Gilgo Beach Suspect’s Home Held a 279-Weapon Arsenal and a Walk-In Vault
Rex Heuermann, the Long Island architect charged in the Gilgo Beach serial murder case, kept 279 weapons in his rundown home, most of them in a basement vault big enough to walk into, the authorities said on Tuesday.
At a news conference outside Mr. Heuermann’s ranch house, where the authorities have been collecting evidence since the arrest, the Suffolk County district attorney, Raymond A. Tierney, said that his team was wrapping up its search after more than a week of searching and seizing items. Mr. Heuermann had lived with his family in the dilapidated one-story house with the unkempt yard on First Avenue in Massapequa Park, N.Y., for years, commuting to his architectural consultancy in Manhattan.
The suspect’s now-estranged wife and two grown children have vacated the premises, and crime scene officials have spent the week digging up the backyard and removing items ranging from large pieces of furniture to small bags of household possessions. As they’ve worked, the house has become something of a tourist attraction for true crime fans and a daily encampment for news crews covering the case.

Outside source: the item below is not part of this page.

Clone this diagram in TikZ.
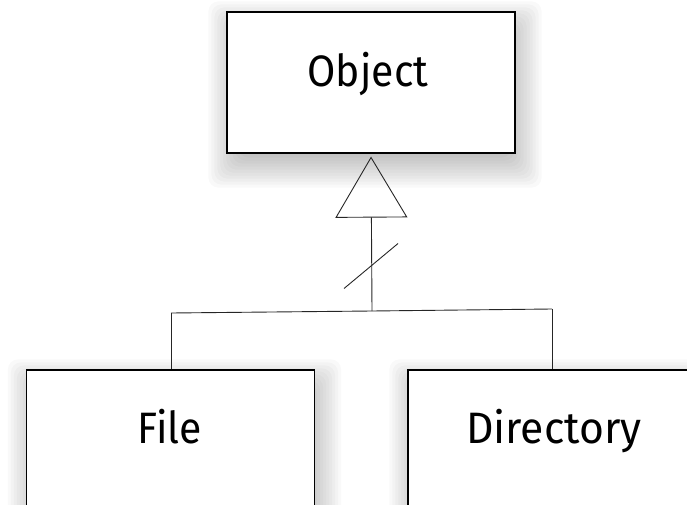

Mr. Heuermann, 59, was arrested on July 13 and charged in connection with the killings of young women whose bodies were dumped in the thick overgrowth along a stretch of Ocean Parkway along Gilgo Beach on the South Shore of the island. Mr. Heuermann has been charged with killing Amber Lynn Costello, 27; Melissa Barthelemy, 24; and Megan Waterman, 22. He is the prime suspect in the murder of Maureen Brainard-Barnes, 25.